-- START Data extract --
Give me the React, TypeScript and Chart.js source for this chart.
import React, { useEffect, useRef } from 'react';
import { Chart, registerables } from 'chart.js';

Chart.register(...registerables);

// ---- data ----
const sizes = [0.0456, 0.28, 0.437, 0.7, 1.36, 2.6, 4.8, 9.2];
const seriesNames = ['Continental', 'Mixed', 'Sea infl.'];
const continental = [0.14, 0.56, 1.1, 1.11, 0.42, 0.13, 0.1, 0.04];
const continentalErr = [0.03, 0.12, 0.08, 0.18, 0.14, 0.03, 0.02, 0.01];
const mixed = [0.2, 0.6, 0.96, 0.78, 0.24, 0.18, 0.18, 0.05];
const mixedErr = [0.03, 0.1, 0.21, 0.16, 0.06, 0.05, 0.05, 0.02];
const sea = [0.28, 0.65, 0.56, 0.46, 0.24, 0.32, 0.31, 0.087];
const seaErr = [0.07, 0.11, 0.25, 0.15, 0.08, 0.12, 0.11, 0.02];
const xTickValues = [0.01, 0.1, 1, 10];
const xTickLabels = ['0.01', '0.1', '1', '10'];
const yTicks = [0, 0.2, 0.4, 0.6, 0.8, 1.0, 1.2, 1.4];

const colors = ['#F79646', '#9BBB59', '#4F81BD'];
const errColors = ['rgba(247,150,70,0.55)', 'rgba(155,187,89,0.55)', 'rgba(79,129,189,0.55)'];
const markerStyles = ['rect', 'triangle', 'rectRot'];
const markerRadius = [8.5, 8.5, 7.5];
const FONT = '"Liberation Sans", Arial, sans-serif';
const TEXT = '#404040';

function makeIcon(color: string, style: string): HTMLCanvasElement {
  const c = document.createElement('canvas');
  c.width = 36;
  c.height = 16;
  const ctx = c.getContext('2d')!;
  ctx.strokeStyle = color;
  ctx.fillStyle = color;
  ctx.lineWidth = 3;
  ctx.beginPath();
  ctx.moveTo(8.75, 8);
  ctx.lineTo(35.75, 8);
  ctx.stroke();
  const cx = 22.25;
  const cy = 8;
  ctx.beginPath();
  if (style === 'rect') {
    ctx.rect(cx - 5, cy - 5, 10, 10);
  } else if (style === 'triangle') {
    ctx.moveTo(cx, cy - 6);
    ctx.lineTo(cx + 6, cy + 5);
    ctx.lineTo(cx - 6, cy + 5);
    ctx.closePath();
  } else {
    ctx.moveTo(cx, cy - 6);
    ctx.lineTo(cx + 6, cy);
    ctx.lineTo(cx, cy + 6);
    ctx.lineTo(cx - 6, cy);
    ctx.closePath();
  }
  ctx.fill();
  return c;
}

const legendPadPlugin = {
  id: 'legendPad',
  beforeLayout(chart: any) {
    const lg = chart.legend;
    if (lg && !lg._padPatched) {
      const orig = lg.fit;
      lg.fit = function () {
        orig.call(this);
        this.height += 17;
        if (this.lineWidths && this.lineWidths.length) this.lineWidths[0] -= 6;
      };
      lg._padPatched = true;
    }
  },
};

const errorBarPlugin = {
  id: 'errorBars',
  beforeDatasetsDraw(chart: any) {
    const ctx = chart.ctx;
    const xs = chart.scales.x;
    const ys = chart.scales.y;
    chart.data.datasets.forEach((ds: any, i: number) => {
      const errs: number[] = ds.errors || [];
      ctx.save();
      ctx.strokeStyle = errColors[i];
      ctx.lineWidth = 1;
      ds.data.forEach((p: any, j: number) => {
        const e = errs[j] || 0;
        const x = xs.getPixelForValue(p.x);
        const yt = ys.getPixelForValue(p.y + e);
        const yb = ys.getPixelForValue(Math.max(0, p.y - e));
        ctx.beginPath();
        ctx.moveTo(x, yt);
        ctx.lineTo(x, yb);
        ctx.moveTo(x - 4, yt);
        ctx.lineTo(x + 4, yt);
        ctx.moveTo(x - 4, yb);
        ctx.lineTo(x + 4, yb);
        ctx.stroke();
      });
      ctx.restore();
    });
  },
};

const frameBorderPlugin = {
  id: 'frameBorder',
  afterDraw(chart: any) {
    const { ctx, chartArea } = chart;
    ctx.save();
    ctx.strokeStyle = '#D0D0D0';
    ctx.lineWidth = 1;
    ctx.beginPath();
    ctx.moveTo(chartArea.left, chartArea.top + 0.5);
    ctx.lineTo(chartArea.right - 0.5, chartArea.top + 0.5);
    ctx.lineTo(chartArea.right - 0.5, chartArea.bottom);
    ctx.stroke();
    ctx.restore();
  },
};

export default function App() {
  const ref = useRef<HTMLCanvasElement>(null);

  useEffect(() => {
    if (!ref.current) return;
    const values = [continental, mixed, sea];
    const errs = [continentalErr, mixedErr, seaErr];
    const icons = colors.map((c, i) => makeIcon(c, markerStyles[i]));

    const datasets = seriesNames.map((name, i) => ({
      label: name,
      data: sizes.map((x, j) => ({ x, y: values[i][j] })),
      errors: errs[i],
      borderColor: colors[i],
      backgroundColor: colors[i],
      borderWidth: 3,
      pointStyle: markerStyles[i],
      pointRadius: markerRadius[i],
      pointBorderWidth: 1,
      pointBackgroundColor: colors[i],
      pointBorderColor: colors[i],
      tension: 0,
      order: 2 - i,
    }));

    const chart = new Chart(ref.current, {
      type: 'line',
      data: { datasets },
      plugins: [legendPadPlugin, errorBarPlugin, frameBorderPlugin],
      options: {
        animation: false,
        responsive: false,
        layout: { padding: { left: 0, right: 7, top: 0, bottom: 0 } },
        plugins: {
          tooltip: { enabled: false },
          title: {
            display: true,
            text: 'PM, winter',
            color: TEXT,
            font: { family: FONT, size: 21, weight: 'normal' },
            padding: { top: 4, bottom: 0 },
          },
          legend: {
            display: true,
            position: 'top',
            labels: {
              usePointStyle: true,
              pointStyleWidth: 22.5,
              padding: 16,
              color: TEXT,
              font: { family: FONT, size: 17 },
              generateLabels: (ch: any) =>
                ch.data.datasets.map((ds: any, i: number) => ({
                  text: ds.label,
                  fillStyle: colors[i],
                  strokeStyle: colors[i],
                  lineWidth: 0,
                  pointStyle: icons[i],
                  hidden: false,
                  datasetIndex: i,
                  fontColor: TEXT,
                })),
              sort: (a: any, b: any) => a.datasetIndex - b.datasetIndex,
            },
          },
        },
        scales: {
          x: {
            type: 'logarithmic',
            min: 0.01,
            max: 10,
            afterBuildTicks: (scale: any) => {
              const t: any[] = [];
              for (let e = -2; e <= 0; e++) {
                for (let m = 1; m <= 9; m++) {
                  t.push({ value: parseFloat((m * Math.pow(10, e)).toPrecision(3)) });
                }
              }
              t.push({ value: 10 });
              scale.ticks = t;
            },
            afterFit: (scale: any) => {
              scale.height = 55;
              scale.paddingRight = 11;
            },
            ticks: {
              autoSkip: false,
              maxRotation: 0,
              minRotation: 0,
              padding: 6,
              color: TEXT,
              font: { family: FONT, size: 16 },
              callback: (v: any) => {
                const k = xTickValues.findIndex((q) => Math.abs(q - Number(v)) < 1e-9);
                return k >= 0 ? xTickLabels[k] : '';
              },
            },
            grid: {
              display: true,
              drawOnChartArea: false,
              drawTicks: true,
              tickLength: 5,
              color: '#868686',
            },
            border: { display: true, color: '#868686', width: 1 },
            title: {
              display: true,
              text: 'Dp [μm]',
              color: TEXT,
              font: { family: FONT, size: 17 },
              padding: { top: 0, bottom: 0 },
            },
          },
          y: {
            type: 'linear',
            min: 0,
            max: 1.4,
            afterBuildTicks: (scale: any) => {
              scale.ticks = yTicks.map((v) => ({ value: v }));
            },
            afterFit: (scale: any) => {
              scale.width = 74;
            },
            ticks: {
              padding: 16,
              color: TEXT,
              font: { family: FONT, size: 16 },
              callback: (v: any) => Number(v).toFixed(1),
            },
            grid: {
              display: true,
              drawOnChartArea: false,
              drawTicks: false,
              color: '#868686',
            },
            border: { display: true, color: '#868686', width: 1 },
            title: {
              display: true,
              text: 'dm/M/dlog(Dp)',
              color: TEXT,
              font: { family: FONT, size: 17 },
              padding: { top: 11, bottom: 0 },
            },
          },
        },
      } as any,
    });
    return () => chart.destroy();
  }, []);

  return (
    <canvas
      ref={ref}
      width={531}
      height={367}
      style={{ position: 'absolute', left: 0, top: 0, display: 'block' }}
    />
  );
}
-- END Data extract --
◆ Work required: Only the lines from the start of the data to the line holding "const TEXT = '#404040';" are wanted; return them exactly, both ends included.

◆ Expected answer:
Give me the React, TypeScript and Chart.js source for this chart.
import React, { useEffect, useRef } from 'react';
import { Chart, registerables } from 'chart.js';

Chart.register(...registerables);

// ---- data ----
const sizes = [0.0456, 0.28, 0.437, 0.7, 1.36, 2.6, 4.8, 9.2];
const seriesNames = ['Continental', 'Mixed', 'Sea infl.'];
const continental = [0.14, 0.56, 1.1, 1.11, 0.42, 0.13, 0.1, 0.04];
const continentalErr = [0.03, 0.12, 0.08, 0.18, 0.14, 0.03, 0.02, 0.01];
const mixed = [0.2, 0.6, 0.96, 0.78, 0.24, 0.18, 0.18, 0.05];
const mixedErr = [0.03, 0.1, 0.21, 0.16, 0.06, 0.05, 0.05, 0.02];
const sea = [0.28, 0.65, 0.56, 0.46, 0.24, 0.32, 0.31, 0.087];
const seaErr = [0.07, 0.11, 0.25, 0.15, 0.08, 0.12, 0.11, 0.02];
const xTickValues = [0.01, 0.1, 1, 10];
const xTickLabels = ['0.01', '0.1', '1', '10'];
const yTicks = [0, 0.2, 0.4, 0.6, 0.8, 1.0, 1.2, 1.4];

const colors = ['#F79646', '#9BBB59', '#4F81BD'];
const errColors = ['rgba(247,150,70,0.55)', 'rgba(155,187,89,0.55)', 'rgba(79,129,189,0.55)'];
const markerStyles = ['rect', 'triangle', 'rectRot'];
const markerRadius = [8.5, 8.5, 7.5];
const FONT = '"Liberation Sans", Arial, sans-serif';
const TEXT = '#404040';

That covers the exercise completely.